I started recruiting in the mid-90s. It was kind of recruiting lite. I took an entry level job at a temp agency a few years out of college; we’ll call those the recession years. I would love to say that I took those few years to find myself, but the path kind of chose me and what I was really focused on was paying rent. I am sure a lot of you out there have had those special years as well.

After finding success in that environment, I thought about what my next step could be; something not too scary, not too big of a jump. So the next position was to recruit for a consulting firm. I’m not going to say too much about this other than it was not right for me. Some things that were promised in the interview weren’t delivered. I should have asked more and deeper questions. I ended up feeling alone, unsuccessful and realized I made a big mistake. This is important. I’ll come back to this later.
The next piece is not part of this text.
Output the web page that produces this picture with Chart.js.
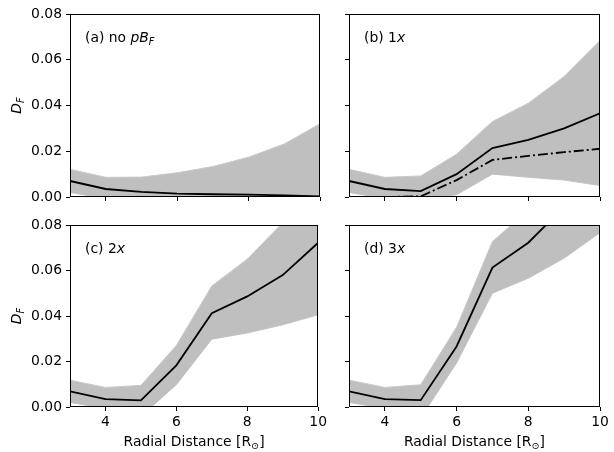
<!DOCTYPE html>
<html><head><meta charset="utf-8">
<script src="https://cdn.jsdelivr.net/npm/chart.js@4.4.0/dist/chart.umd.min.js"></script>
<style>
html,body{margin:0;padding:0;background:#fff;}
#wrap{position:relative;width:614px;height:452px;overflow:hidden;}
canvas{position:absolute;}
</style></head><body>
<div id="wrap">
<canvas id="ca" width="330" height="215" style="left:0;top:0"></canvas>
<canvas id="cb" width="310" height="215" style="left:300px;top:0"></canvas>
<canvas id="cc" width="330" height="241" style="left:0;top:211px"></canvas>
<canvas id="cd" width="314" height="241" style="left:300px;top:211px"></canvas>
</div>
<script>
// ---- data ----
const radii = [3, 4, 5, 6, 7, 8, 9, 10];
const xTicks = [4, 6, 8, 10];
const yTicks = [0, 0.02, 0.04, 0.06, 0.08];

const aMean  = [0.0070, 0.0035, 0.0022, 0.0015, 0.0012, 0.0010, 0.0007, 0.0003];
const aUpper = [0.0121, 0.0086, 0.0087, 0.0106, 0.0133, 0.0174, 0.0232, 0.0320];
const aLower = [0.0020, -0.0007, -0.0030, -0.0060, -0.0100, -0.0150, -0.0210, -0.0300];

const bMean  = [0.0070, 0.0035, 0.0026, 0.0100, 0.0214, 0.0250, 0.0300, 0.0366];
const bAlt   = [0.0000, 0.0000, 0.0003, 0.0074, 0.0162, 0.0180, 0.0196, 0.0211];
const bUpper = [0.0121, 0.0086, 0.0092, 0.0187, 0.0330, 0.0410, 0.0527, 0.0684];
const bLower = [0.0020, -0.0007, -0.0020, 0.0010, 0.0100, 0.0086, 0.0074, 0.0050];

const cMean  = [0.0069, 0.0035, 0.0029, 0.0183, 0.0412, 0.0486, 0.0580, 0.0722];
const cUpper = [0.0118, 0.0086, 0.0095, 0.0270, 0.0532, 0.0650, 0.0810, 0.1000];
const cLower = [0.0020, -0.0007, -0.0042, 0.0098, 0.0298, 0.0325, 0.0361, 0.0405];

const dMean  = [0.0069, 0.0035, 0.0030, 0.0266, 0.0613, 0.0722, 0.0880, 0.1050];
const dUpper = [0.0118, 0.0086, 0.0098, 0.0351, 0.0727, 0.0865, 0.1000, 0.1200];
const dLower = [0.0020, -0.0007, -0.0048, 0.0193, 0.0500, 0.0566, 0.0654, 0.0766];

const FONT = '"DejaVu Sans", sans-serif';
const FS = 13.9;
const SUB = 9.7;

function pts(arr) { return radii.map((x, i) => ({x: x, y: arr[i]})); }

function drawSegs(ctx, segs, x, y, align) {
  // segs: [text, style('n'|'i'), size, dy]
  let total = 0;
  segs.forEach(s => { ctx.font = (s[1] === 'i' ? 'italic ' : '') + s[2] + 'px ' + FONT; total += ctx.measureText(s[0]).width; });
  let cx = align === 'center' ? x - total / 2 : x;
  ctx.textBaseline = 'alphabetic';
  ctx.textAlign = 'left';
  segs.forEach(s => {
    ctx.font = (s[1] === 'i' ? 'italic ' : '') + s[2] + 'px ' + FONT;
    ctx.fillText(s[0], cx, y + (s[3] || 0));
    cx += ctx.measureText(s[0]).width;
  });
}

function makePanel(id, cfg) {
  const ctx = document.getElementById(id);
  const datasets = [
    {data: pts(cfg.mean), borderColor: '#000', borderWidth: 1.8, pointRadius: 0, fill: false, tension: 0}
  ];
  if (cfg.alt) datasets.push({data: pts(cfg.alt), borderColor: '#000', borderWidth: 1.8, borderDash: [10, 3, 2, 3], pointRadius: 0, fill: false, tension: 0});
  const upIdx = datasets.length;
  datasets.push({data: pts(cfg.upper), borderColor: '#c9c9c9', borderWidth: 1, backgroundColor: '#bfbfbf', pointRadius: 0, fill: upIdx + 1, tension: 0});
  datasets.push({data: pts(cfg.lower), borderColor: '#c9c9c9', borderWidth: 1, pointRadius: 0, fill: false, tension: 0});

  const textPlugin = {
    id: 'txt',
    afterDraw(chart) {
      const c = chart.ctx, a = chart.chartArea;
      c.save();
      c.strokeStyle = '#000'; c.lineWidth = 1;
      c.strokeRect(Math.round(a.left) + 0.5, Math.round(a.top) + 0.5, Math.round(a.right) - Math.round(a.left) - 1, Math.round(a.bottom) - Math.round(a.top) - 1);
      c.fillStyle = '#000';
      drawSegs(c, cfg.label, a.left + 15, a.top + 27.5, 'left');
      if (cfg.ytitle) {
        c.save();
        c.translate(20.5, (a.top + a.bottom) / 2);
        c.rotate(-Math.PI / 2);
        drawSegs(c, [['D', 'i', FS, 0], ['F', 'i', SUB, 3]], 0, 0, 'center');
        c.restore();
      }
      if (cfg.xtitle) {
        drawSegs(c, [['Radial Distance [R', 'n', FS, 0], ['\u2299', 'n', SUB, 3], [']', 'n', FS, 0]], (a.left + a.right) / 2, chart.height - 6.3, 'center');
      }
      c.restore();
    }
  };

  new Chart(ctx, {
    type: 'line',
    data: {datasets: datasets},
    plugins: [textPlugin],
    options: {
      responsive: false,
      animation: false,
      events: [],
      layout: {padding: {top: cfg.padTop, right: cfg.padRight, left: 0, bottom: 0}},
      plugins: {legend: {display: false}, tooltip: {enabled: false}},
      scales: {
        x: {
          type: 'linear', min: 3, max: 10,
          afterBuildTicks: s => { s.ticks = xTicks.map(v => ({value: v})); },
          afterFit: s => { s.height = cfg.xh; },
          grid: {display: true, drawOnChartArea: false, drawTicks: true, tickLength: 4, color: '#000', lineWidth: 1},
          border: {display: false},
          ticks: {display: cfg.xlabels, color: '#000', padding: 3, maxRotation: 0, font: {family: FONT, size: FS}, callback: v => String(v)}
        },
        y: {
          type: 'linear', min: 0, max: 0.08,
          afterBuildTicks: s => { s.ticks = yTicks.map(v => ({value: v})); },
          afterFit: s => { s.width = cfg.yw; },
          grid: {display: true, drawOnChartArea: false, drawTicks: true, tickLength: 4, color: '#000', lineWidth: 1},
          border: {display: false},
          ticks: {display: cfg.ylabels, color: '#000', padding: 4, font: {family: FONT, size: FS}, callback: v => v.toFixed(2)}
        }
      }
    }
  });
}

makePanel('ca', {mean: aMean, upper: aUpper, lower: aLower, label: [['(a) no ', 'n', FS], ['pB', 'i', FS], ['F', 'i', SUB, 3]],
  padTop: 14, padRight: 10, xh: 18, yw: 70, xlabels: false, ylabels: true, ytitle: true});
makePanel('cb', {mean: bMean, alt: bAlt, upper: bUpper, lower: bLower, label: [['(b) 1', 'n', FS], ['x', 'i', FS]],
  padTop: 14, padRight: 10, xh: 18, yw: 49, xlabels: false, ylabels: false});
makePanel('cc', {mean: cMean, upper: cUpper, lower: cLower, label: [['(c) 2', 'n', FS], ['x', 'i', FS]],
  padTop: 14, padRight: 10, xh: 45, yw: 70, xlabels: true, ylabels: true, ytitle: true, xtitle: true});
makePanel('cd', {mean: dMean, upper: dUpper, lower: dLower, label: [['(d) 3', 'n', FS], ['x', 'i', FS]],
  padTop: 14, padRight: 14, xh: 45, yw: 49, xlabels: true, ylabels: false, xtitle: true});
</script>
</body></html>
From there, I went in-house for a traditional corporation. I led a team, enjoyed living in downtown Chicago, but there was no career path. This company’s recruiting department was not very big and it was very flat. So next, I turned my sights toward a big company, in the tech space with a great reputation. I was referred by an employee at Microsoft, got the job and relocated to Seattle.

I’m not sure how to encapsulate my twelve years there. So I’ll give you the highlights. I started as a recruiter, then became a team lead and a manager. In 2004, I started a recruiting blog that got a lot of industry attention and I started doing a little writing and public speaking. Eventually, I ran a programs team, which did training, competitive intelligence, and other staffing-related programs. At one point, I was asked to take on a role I wasn’t particularly excited about but it was supposed to be for a short time. It was a significant need and I was told I was the person who could do it. So I took it on and decided it was not something I wanted to do long term. Then my manager left. And I was kind of stuck in this position. I spoke with our GM about what I wanted to do (build community in the talent space) and that kind of work just wasn’t available (at least it wasn’t back then). Anyway, that is when I left. I’ll spare you all the details of leaving a company you were with for 12 years and how I felt about it. Lots of conflicted feelings for many reasons.

Throughout my recruiting career to that point, what I really enjoyed was engaging candidates; not in interviews or cold-calls, but helping people understand what it was like to work at the company I was employed by. I had experienced major life changes as a result of joining new companies, and I had felt the pain of making a bad career decision. Turns out that experience, though terrible, helped me get where I am now. I also developed a perspective on branding and marketing as it relates to employers; that no employer is perfect, but every employer has a storytelling opportunity. I felt, and still feel, that sharing with a sense of transparency and authenticity helps the right people find your company and keeps the wrong people away. I saw the direct impact of this from the blog I created; I saw peoples’ minds change, I answered questions, demystified some perceptions, and could count the hires my blog work generated for the company. The result of my, or anyone’s, focus on authentic and transparent conversation is more productive recruiters, who don’t have to wade through as much volume of unqualified resumes, and better employee retention, because people know what the experience working there will be like before they join.

While I was at Microsoft, I had a number of people from other companies reaching out to me for advice. And that kind of made a lightbulb go off over my head. I realized that what I had learned from my experience to that point was something other companies valued. I decided a career in consulting made sense and it allowed me to tap into my affinity for not only helping companies tell their stories, but also my desire to help job-seekers pick better than I had in the past.

That was 2011 and early on, I decided to double down on employer branding. I’ll share more about why in another post.

So anyway, this is it; my path from entry level recruiter to employer brand consultant, including the horrible career mistake that helped get me here.